Is there a better way to compute a consistent probability distribution, or a way to fix the approach here?

I don’t think this will be the case. Wouldn’t it be easier to just check the logits of the token that the model predicts after the prompt? This will be a distribution over all possible tokens of the vocabulary of Donut’s decoder, hence you can perhaps only look at the scores of the class tokens and normalize them to get a categorical distribution.

Wouldn’t it be easier to just check the logits of the token that the model predicts after the prompt?

That would be great! I think the model is trained to output the <s_class> token immediately after the prompt, but is there an easy way to get the logits of the next token conditioned on <s_class> being the first? Or should I just add <s_class> to the task prompt?

Oh yeah sorry, indeed. I’d check the probability distribution after the “<s_class>” token (or whatever you’ve decided to make the model generate before the first class token - the “<s_rvlcdip><s_class>” prompt was just a choice of the Donut authors)

You can provide output_scores=True to the generate method.

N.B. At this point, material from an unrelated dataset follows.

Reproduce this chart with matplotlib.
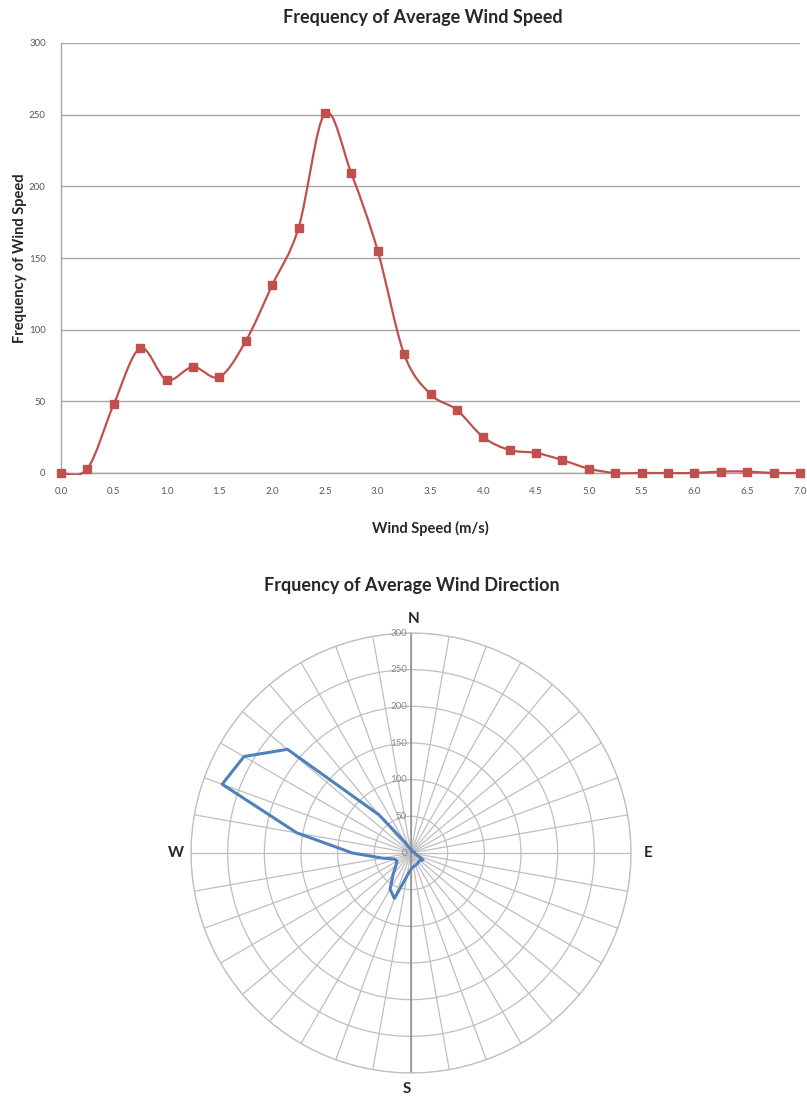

I see, I’ve tried running with min_length = max_length = 4, num_beams = num_return_sequences = 1 and no forced words, and outputs.scores now contains three tensors with shape (1, 57544). So the second tensor is a distribution over all tokens given the prompt and first token, from which I can pick the 16 class tokens and renormalize:

    class_tokens = [
    class_token_ids = processor.tokenizer(
            class_tokens, add_special_tokens=False

    logit_p_2nd_token_given_prompt_and_1st_token = outputs.scores[1][0,:].cpu()
    logit_p_class = logit_p_2nd_token_given_prompt_and_1st_token[torch.tensor(class_token_ids).squeeze()]
    p_class = torch.softmax(logit_p_class, 0)
    entropy = -torch.log(p_class) @ p_class


(On another note, I think there still might be a problem with the constrained beam search, as I never got the output sequences to obey the constraints.)